_Aim of the exercise_
Your task is to repeat all of the data exactly while excluding the pictures.

_Dataset extract_

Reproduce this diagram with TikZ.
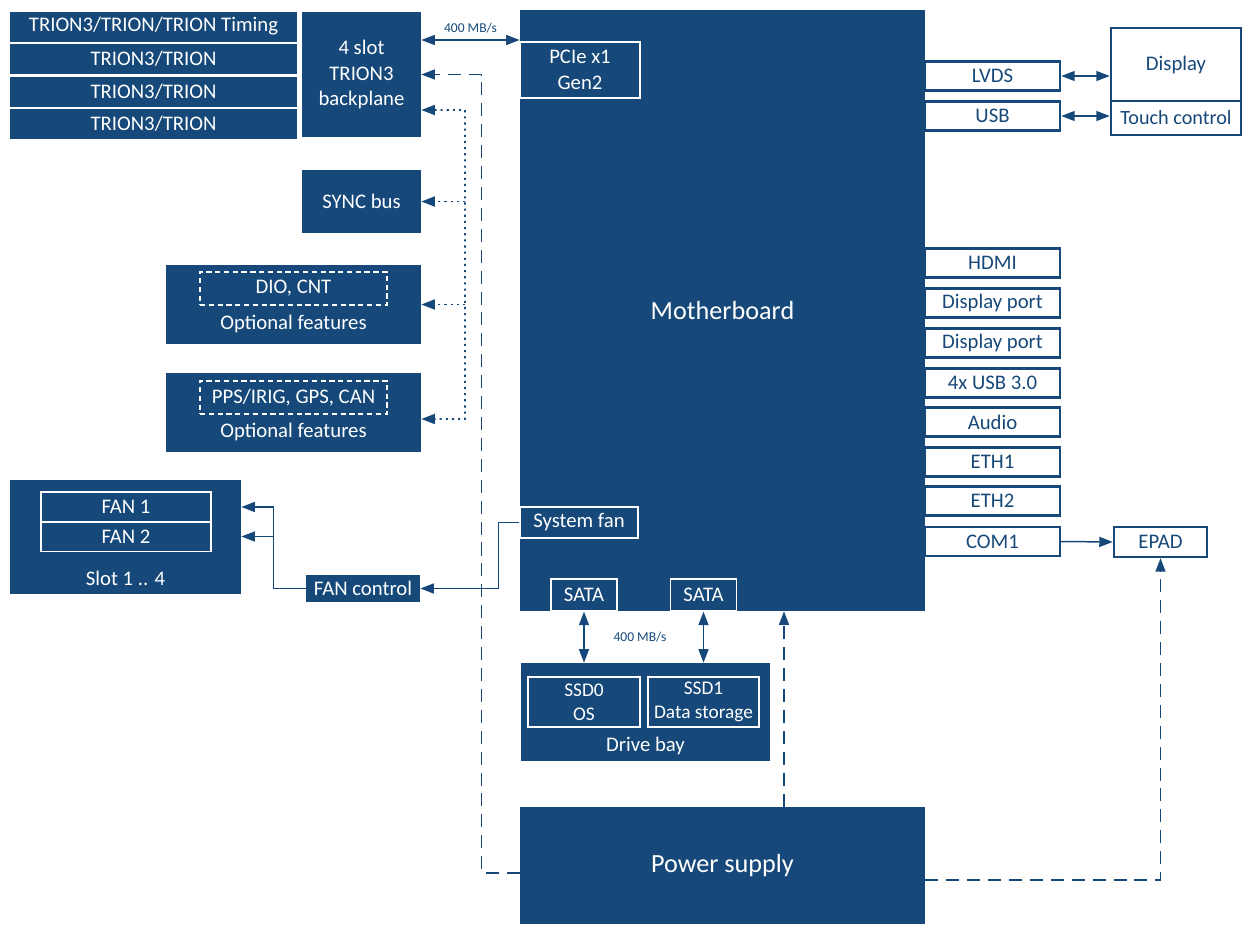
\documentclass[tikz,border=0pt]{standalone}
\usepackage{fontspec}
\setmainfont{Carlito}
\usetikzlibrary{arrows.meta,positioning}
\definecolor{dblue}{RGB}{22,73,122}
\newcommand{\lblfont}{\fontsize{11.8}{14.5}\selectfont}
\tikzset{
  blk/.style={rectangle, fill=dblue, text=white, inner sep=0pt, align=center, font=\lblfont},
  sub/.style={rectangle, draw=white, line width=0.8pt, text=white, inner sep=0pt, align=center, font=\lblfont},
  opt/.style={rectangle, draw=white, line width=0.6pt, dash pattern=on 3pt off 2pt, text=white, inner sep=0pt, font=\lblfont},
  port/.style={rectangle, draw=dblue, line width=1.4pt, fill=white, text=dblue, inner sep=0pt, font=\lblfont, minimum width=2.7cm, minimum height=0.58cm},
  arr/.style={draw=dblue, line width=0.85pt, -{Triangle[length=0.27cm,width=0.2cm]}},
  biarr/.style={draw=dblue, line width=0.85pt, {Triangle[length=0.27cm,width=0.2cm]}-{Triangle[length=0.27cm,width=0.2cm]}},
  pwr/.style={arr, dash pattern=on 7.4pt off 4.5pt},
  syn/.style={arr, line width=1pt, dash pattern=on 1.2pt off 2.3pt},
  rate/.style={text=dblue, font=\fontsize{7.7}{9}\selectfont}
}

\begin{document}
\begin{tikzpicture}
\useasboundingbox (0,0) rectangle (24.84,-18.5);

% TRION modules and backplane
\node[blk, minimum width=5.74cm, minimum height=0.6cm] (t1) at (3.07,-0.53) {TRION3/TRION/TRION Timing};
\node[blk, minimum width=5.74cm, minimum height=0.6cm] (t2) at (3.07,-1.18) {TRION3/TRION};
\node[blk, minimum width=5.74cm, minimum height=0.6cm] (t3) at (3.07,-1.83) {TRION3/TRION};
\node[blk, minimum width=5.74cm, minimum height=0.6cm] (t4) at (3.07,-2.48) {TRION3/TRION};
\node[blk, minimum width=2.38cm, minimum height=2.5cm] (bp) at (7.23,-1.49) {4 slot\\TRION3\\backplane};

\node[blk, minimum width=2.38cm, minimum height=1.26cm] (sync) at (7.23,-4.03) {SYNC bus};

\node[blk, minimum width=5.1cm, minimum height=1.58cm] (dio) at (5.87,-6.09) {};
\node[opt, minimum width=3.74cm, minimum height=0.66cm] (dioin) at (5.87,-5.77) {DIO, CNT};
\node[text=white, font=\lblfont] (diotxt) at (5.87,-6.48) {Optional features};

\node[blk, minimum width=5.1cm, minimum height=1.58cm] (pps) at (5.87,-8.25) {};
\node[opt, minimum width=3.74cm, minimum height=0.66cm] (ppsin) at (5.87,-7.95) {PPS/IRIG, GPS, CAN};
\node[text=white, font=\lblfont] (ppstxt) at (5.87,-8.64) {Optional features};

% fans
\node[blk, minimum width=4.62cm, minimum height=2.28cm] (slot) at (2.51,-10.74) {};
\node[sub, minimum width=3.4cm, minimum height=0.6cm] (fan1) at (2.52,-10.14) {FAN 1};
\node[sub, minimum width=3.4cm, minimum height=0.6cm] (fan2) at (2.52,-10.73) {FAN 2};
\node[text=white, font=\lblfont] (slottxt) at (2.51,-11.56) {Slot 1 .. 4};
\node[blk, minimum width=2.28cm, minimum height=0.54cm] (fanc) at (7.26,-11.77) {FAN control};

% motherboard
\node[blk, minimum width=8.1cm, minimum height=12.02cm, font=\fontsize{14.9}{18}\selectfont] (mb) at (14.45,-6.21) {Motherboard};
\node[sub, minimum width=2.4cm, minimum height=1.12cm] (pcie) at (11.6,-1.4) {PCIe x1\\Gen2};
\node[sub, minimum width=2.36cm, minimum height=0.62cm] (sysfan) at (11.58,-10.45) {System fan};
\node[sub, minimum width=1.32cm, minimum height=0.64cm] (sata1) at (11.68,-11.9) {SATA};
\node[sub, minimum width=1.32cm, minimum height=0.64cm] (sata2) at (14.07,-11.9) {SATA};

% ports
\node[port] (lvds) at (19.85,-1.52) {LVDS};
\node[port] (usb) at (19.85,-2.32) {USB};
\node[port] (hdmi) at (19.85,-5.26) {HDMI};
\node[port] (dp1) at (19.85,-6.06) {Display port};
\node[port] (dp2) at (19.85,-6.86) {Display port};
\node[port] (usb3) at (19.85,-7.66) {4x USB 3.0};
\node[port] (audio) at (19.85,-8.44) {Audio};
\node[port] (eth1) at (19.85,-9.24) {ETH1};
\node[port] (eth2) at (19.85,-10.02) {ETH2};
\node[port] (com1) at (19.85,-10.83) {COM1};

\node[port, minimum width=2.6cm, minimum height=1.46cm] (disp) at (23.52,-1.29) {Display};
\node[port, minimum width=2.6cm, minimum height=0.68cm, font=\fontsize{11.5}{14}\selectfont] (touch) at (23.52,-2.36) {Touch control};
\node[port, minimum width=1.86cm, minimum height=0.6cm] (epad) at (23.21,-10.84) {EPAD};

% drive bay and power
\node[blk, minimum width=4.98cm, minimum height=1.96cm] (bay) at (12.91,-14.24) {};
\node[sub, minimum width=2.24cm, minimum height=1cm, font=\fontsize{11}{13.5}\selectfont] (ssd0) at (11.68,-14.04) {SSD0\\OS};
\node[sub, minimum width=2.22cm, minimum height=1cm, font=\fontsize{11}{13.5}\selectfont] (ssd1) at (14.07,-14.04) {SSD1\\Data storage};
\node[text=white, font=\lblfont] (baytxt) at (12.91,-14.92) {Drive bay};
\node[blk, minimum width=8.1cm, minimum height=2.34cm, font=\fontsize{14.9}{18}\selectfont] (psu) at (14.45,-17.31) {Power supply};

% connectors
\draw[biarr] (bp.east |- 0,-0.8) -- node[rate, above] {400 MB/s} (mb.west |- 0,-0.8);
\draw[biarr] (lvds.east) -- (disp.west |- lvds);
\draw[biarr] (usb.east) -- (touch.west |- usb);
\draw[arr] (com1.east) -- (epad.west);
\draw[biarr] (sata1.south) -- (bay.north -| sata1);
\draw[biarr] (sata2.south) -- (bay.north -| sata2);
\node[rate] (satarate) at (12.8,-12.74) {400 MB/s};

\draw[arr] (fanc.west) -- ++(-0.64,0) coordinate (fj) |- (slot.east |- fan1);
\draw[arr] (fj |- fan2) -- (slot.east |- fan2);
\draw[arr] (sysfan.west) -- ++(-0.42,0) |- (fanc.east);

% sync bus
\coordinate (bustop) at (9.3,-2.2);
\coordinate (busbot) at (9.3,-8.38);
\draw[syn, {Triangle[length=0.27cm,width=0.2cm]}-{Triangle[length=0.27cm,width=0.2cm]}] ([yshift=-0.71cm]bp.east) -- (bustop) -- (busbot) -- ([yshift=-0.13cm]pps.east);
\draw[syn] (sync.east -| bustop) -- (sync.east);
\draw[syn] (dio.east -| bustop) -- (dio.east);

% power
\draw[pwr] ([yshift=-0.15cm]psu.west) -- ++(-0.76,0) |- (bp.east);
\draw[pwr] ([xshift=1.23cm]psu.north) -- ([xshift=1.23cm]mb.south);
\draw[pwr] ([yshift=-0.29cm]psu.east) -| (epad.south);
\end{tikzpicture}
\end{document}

_Task response_
Reproduce this diagram with TikZ.
\documentclass[tikz,border=0pt]{standalone}
\usepackage{fontspec}
\setmainfont{Carlito}
\usetikzlibrary{arrows.meta,positioning}
\definecolor{dblue}{RGB}{22,73,122}
\newcommand{\lblfont}{\fontsize{11.8}{14.5}\selectfont}
\tikzset{
  blk/.style={rectangle, fill=dblue, text=white, inner sep=0pt, align=center, font=\lblfont},
  sub/.style={rectangle, draw=white, line width=0.8pt, text=white, inner sep=0pt, align=center, font=\lblfont},
  opt/.style={rectangle, draw=white, line width=0.6pt, dash pattern=on 3pt off 2pt, text=white, inner sep=0pt, font=\lblfont},
  port/.style={rectangle, draw=dblue, line width=1.4pt, fill=white, text=dblue, inner sep=0pt, font=\lblfont, minimum width=2.7cm, minimum height=0.58cm},
  arr/.style={draw=dblue, line width=0.85pt, -{Triangle[length=0.27cm,width=0.2cm]}},
  biarr/.style={draw=dblue, line width=0.85pt, {Triangle[length=0.27cm,width=0.2cm]}-{Triangle[length=0.27cm,width=0.2cm]}},
  pwr/.style={arr, dash pattern=on 7.4pt off 4.5pt},
  syn/.style={arr, line width=1pt, dash pattern=on 1.2pt off 2.3pt},
  rate/.style={text=dblue, font=\fontsize{7.7}{9}\selectfont}
}

\begin{document}
\begin{tikzpicture}
\useasboundingbox (0,0) rectangle (24.84,-18.5);

% TRION modules and backplane
\node[blk, minimum width=5.74cm, minimum height=0.6cm] (t1) at (3.07,-0.53) {TRION3/TRION/TRION Timing};
\node[blk, minimum width=5.74cm, minimum height=0.6cm] (t2) at (3.07,-1.18) {TRION3/TRION};
\node[blk, minimum width=5.74cm, minimum height=0.6cm] (t3) at (3.07,-1.83) {TRION3/TRION};
\node[blk, minimum width=5.74cm, minimum height=0.6cm] (t4) at (3.07,-2.48) {TRION3/TRION};
\node[blk, minimum width=2.38cm, minimum height=2.5cm] (bp) at (7.23,-1.49) {4 slot\\TRION3\\backplane};

\node[blk, minimum width=2.38cm, minimum height=1.26cm] (sync) at (7.23,-4.03) {SYNC bus};

\node[blk, minimum width=5.1cm, minimum height=1.58cm] (dio) at (5.87,-6.09) {};
\node[opt, minimum width=3.74cm, minimum height=0.66cm] (dioin) at (5.87,-5.77) {DIO, CNT};
\node[text=white, font=\lblfont] (diotxt) at (5.87,-6.48) {Optional features};

\node[blk, minimum width=5.1cm, minimum height=1.58cm] (pps) at (5.87,-8.25) {};
\node[opt, minimum width=3.74cm, minimum height=0.66cm] (ppsin) at (5.87,-7.95) {PPS/IRIG, GPS, CAN};
\node[text=white, font=\lblfont] (ppstxt) at (5.87,-8.64) {Optional features};

% fans
\node[blk, minimum width=4.62cm, minimum height=2.28cm] (slot) at (2.51,-10.74) {};
\node[sub, minimum width=3.4cm, minimum height=0.6cm] (fan1) at (2.52,-10.14) {FAN 1};
\node[sub, minimum width=3.4cm, minimum height=0.6cm] (fan2) at (2.52,-10.73) {FAN 2};
\node[text=white, font=\lblfont] (slottxt) at (2.51,-11.56) {Slot 1 .. 4};
\node[blk, minimum width=2.28cm, minimum height=0.54cm] (fanc) at (7.26,-11.77) {FAN control};

% motherboard
\node[blk, minimum width=8.1cm, minimum height=12.02cm, font=\fontsize{14.9}{18}\selectfont] (mb) at (14.45,-6.21) {Motherboard};
\node[sub, minimum width=2.4cm, minimum height=1.12cm] (pcie) at (11.6,-1.4) {PCIe x1\\Gen2};
\node[sub, minimum width=2.36cm, minimum height=0.62cm] (sysfan) at (11.58,-10.45) {System fan};
\node[sub, minimum width=1.32cm, minimum height=0.64cm] (sata1) at (11.68,-11.9) {SATA};
\node[sub, minimum width=1.32cm, minimum height=0.64cm] (sata2) at (14.07,-11.9) {SATA};

% ports
\node[port] (lvds) at (19.85,-1.52) {LVDS};
\node[port] (usb) at (19.85,-2.32) {USB};
\node[port] (hdmi) at (19.85,-5.26) {HDMI};
\node[port] (dp1) at (19.85,-6.06) {Display port};
\node[port] (dp2) at (19.85,-6.86) {Display port};
\node[port] (usb3) at (19.85,-7.66) {4x USB 3.0};
\node[port] (audio) at (19.85,-8.44) {Audio};
\node[port] (eth1) at (19.85,-9.24) {ETH1};
\node[port] (eth2) at (19.85,-10.02) {ETH2};
\node[port] (com1) at (19.85,-10.83) {COM1};

\node[port, minimum width=2.6cm, minimum height=1.46cm] (disp) at (23.52,-1.29) {Display};
\node[port, minimum width=2.6cm, minimum height=0.68cm, font=\fontsize{11.5}{14}\selectfont] (touch) at (23.52,-2.36) {Touch control};
\node[port, minimum width=1.86cm, minimum height=0.6cm] (epad) at (23.21,-10.84) {EPAD};

% drive bay and power
\node[blk, minimum width=4.98cm, minimum height=1.96cm] (bay) at (12.91,-14.24) {};
\node[sub, minimum width=2.24cm, minimum height=1cm, font=\fontsize{11}{13.5}\selectfont] (ssd0) at (11.68,-14.04) {SSD0\\OS};
\node[sub, minimum width=2.22cm, minimum height=1cm, font=\fontsize{11}{13.5}\selectfont] (ssd1) at (14.07,-14.04) {SSD1\\Data storage};
\node[text=white, font=\lblfont] (baytxt) at (12.91,-14.92) {Drive bay};
\node[blk, minimum width=8.1cm, minimum height=2.34cm, font=\fontsize{14.9}{18}\selectfont] (psu) at (14.45,-17.31) {Power supply};

% connectors
\draw[biarr] (bp.east |- 0,-0.8) -- node[rate, above] {400 MB/s} (mb.west |- 0,-0.8);
\draw[biarr] (lvds.east) -- (disp.west |- lvds);
\draw[biarr] (usb.east) -- (touch.west |- usb);
\draw[arr] (com1.east) -- (epad.west);
\draw[biarr] (sata1.south) -- (bay.north -| sata1);
\draw[biarr] (sata2.south) -- (bay.north -| sata2);
\node[rate] (satarate) at (12.8,-12.74) {400 MB/s};

\draw[arr] (fanc.west) -- ++(-0.64,0) coordinate (fj) |- (slot.east |- fan1);
\draw[arr] (fj |- fan2) -- (slot.east |- fan2);
\draw[arr] (sysfan.west) -- ++(-0.42,0) |- (fanc.east);

% sync bus
\coordinate (bustop) at (9.3,-2.2);
\coordinate (busbot) at (9.3,-8.38);
\draw[syn, {Triangle[length=0.27cm,width=0.2cm]}-{Triangle[length=0.27cm,width=0.2cm]}] ([yshift=-0.71cm]bp.east) -- (bustop) -- (busbot) -- ([yshift=-0.13cm]pps.east);
\draw[syn] (sync.east -| bustop) -- (sync.east);
\draw[syn] (dio.east -| bustop) -- (dio.east);

% power
\draw[pwr] ([yshift=-0.15cm]psu.west) -- ++(-0.76,0) |- (bp.east);
\draw[pwr] ([xshift=1.23cm]psu.north) -- ([xshift=1.23cm]mb.south);
\draw[pwr] ([yshift=-0.29cm]psu.east) -| (epad.south);
\end{tikzpicture}
\end{document}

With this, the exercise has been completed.